Only the lines from the one with "Write a Python" through the one with "import pandas as pd", inclusive, should be echoed exactly; pictures are left out.

━━━━━ Entries

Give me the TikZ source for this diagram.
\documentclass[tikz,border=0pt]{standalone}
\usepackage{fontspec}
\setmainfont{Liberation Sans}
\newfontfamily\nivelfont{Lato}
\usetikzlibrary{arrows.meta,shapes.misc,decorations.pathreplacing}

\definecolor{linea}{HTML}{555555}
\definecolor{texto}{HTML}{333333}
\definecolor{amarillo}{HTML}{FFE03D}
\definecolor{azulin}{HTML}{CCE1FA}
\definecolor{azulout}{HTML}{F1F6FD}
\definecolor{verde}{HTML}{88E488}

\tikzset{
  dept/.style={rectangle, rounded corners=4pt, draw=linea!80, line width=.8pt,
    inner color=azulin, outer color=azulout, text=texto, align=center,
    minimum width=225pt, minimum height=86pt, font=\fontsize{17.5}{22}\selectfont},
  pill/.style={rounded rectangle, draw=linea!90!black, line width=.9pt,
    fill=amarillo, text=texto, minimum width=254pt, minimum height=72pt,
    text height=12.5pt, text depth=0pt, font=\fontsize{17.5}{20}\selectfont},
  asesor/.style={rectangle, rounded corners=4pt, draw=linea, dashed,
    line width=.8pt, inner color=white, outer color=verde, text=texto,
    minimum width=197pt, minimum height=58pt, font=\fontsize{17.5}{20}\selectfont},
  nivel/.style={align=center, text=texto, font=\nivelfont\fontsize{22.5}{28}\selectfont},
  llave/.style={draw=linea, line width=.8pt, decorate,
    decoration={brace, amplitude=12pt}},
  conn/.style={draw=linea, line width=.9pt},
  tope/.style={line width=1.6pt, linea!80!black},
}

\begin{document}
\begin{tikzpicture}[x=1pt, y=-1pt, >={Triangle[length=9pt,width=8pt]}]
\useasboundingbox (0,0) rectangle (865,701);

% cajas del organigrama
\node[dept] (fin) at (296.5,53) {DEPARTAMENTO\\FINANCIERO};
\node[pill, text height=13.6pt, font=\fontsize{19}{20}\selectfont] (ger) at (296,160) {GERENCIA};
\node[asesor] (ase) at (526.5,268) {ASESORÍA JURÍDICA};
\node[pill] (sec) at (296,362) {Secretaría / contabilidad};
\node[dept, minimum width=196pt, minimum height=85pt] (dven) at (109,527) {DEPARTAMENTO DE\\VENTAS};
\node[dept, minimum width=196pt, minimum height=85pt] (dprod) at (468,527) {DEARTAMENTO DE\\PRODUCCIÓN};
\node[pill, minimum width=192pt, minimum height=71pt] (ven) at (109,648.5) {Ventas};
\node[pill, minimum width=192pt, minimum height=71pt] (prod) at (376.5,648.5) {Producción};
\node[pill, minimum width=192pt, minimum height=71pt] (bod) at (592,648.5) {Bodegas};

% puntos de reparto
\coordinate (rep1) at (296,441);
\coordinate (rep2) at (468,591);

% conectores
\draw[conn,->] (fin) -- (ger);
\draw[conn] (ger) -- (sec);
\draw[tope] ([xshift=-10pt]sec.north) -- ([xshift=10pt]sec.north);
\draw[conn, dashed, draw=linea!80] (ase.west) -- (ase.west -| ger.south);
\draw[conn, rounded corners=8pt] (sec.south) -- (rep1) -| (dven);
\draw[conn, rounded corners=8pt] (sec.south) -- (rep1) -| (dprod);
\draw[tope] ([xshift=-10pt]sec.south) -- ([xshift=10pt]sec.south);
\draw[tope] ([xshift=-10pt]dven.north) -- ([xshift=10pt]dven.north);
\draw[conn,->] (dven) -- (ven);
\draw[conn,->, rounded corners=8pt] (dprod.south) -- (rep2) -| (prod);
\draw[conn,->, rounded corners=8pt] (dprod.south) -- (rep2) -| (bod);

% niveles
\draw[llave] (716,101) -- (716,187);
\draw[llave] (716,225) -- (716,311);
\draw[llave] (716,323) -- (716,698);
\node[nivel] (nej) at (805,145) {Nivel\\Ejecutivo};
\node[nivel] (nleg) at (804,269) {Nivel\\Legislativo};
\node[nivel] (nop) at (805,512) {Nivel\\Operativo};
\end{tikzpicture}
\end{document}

━━━━━━━━━━
━━━━━ Entries

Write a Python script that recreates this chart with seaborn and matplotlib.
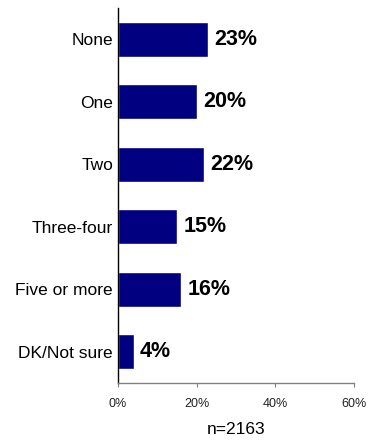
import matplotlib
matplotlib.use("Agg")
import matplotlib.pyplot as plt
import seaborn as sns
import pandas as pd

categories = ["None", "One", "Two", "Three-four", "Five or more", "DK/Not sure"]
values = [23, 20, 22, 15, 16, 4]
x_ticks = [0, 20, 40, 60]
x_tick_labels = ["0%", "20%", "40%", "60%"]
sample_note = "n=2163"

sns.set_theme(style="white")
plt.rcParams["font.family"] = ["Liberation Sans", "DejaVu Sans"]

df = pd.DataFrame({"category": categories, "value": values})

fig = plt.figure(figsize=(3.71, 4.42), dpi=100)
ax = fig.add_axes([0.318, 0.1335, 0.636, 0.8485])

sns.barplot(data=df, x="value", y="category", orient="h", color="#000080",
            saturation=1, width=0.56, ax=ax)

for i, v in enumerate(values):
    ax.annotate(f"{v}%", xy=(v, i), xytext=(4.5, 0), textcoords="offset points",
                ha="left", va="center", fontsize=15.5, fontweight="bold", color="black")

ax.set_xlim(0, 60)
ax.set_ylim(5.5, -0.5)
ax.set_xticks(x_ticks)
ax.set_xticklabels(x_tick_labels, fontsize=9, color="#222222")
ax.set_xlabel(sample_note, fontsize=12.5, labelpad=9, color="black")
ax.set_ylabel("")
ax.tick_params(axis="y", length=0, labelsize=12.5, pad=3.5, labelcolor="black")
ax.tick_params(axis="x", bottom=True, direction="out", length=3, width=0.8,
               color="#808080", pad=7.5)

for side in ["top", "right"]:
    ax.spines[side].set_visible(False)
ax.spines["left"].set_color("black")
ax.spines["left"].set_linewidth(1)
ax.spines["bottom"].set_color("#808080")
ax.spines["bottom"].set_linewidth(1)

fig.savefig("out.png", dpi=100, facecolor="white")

━━━━━━━━━━
━━━━━ Entries

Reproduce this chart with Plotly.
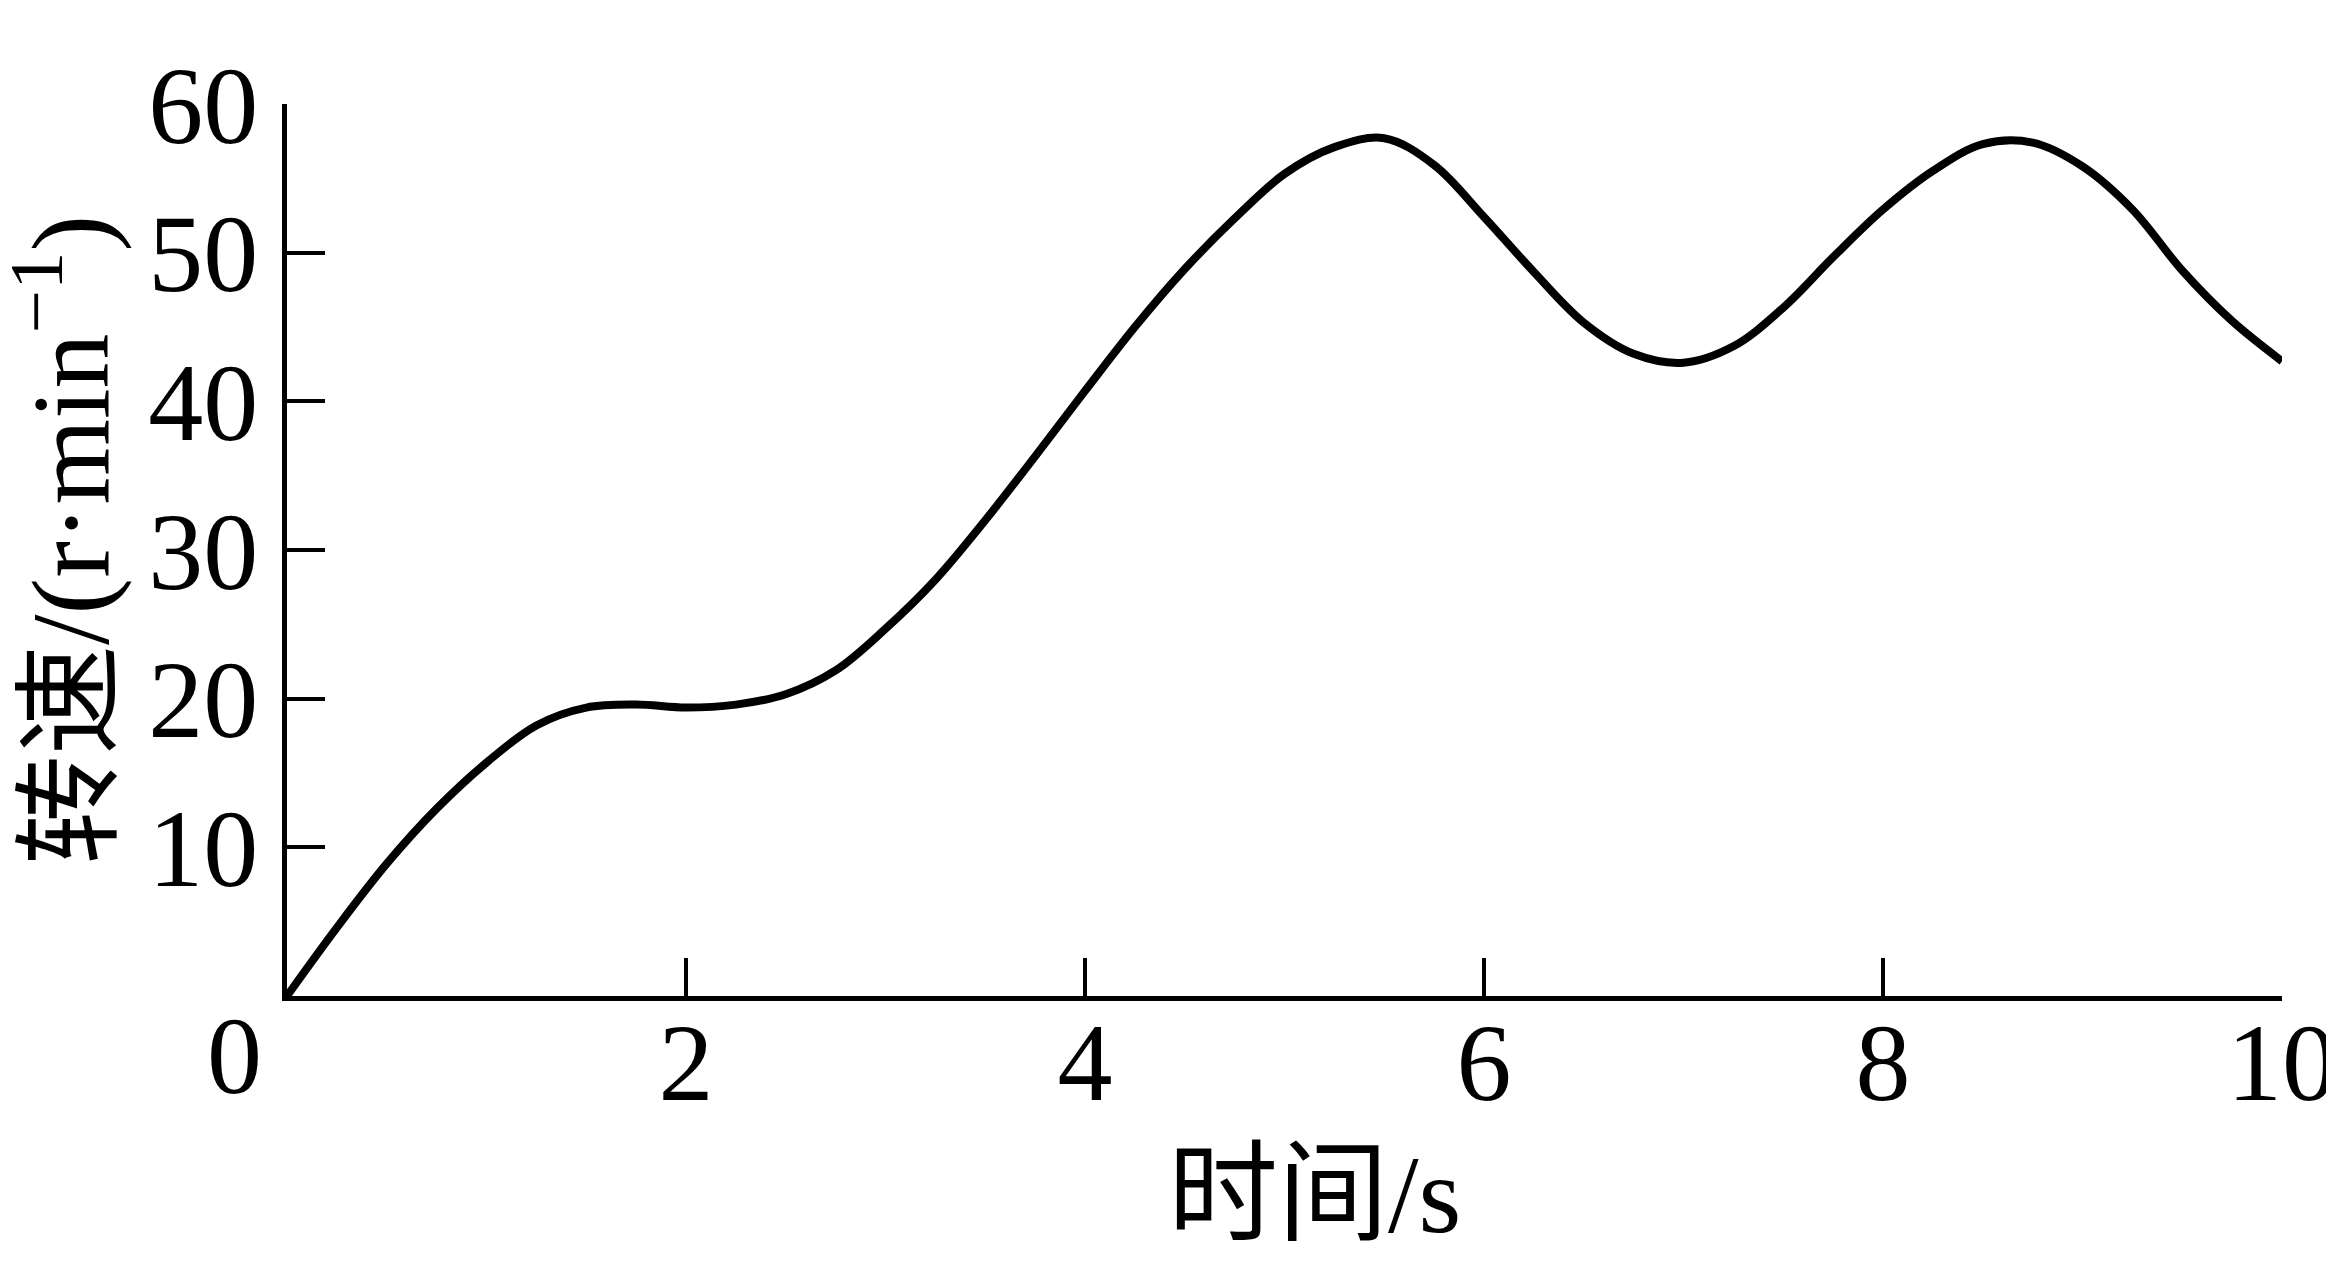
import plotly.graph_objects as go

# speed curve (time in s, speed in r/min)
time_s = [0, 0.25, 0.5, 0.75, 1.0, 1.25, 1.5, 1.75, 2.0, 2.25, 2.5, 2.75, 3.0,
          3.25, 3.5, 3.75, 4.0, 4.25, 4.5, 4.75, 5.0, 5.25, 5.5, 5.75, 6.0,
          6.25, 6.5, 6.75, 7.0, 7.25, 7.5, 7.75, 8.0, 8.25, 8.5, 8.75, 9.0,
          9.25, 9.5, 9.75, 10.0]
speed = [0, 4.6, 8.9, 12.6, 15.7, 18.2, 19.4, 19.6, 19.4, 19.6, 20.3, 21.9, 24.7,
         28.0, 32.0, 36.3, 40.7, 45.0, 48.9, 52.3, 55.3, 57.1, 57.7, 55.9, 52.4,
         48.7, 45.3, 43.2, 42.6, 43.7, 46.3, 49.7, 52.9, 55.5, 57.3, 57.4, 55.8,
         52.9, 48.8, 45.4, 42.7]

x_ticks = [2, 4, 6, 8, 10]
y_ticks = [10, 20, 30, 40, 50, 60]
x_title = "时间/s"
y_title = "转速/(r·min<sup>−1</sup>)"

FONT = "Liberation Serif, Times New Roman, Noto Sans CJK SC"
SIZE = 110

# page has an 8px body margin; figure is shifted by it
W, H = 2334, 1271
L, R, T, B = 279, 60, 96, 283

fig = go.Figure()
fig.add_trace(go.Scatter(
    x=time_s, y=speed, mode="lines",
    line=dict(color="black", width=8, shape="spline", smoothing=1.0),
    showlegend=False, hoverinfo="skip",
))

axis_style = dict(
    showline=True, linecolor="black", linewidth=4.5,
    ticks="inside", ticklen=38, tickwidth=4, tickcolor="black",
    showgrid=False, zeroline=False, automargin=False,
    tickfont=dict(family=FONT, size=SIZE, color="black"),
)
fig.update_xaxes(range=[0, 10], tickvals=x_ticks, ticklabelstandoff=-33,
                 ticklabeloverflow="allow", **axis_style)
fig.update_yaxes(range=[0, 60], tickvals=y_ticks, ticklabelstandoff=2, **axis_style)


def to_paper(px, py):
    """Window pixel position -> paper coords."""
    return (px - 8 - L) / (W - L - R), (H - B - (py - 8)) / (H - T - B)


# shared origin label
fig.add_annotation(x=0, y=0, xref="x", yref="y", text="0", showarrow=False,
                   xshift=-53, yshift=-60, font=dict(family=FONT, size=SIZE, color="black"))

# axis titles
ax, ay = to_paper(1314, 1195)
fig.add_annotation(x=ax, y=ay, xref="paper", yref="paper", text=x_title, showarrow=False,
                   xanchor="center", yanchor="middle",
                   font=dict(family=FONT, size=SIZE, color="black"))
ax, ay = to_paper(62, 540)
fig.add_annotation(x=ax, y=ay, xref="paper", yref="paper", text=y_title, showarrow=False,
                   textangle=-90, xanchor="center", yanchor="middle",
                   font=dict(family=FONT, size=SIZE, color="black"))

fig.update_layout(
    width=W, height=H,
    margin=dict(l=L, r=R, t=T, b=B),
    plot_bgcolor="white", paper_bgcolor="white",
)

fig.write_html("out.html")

━━━━━━━━━━

**Output for this task**
Write a Python script that recreates this chart with seaborn and matplotlib.
import matplotlib
matplotlib.use("Agg")
import matplotlib.pyplot as plt
import seaborn as sns
import pandas as pd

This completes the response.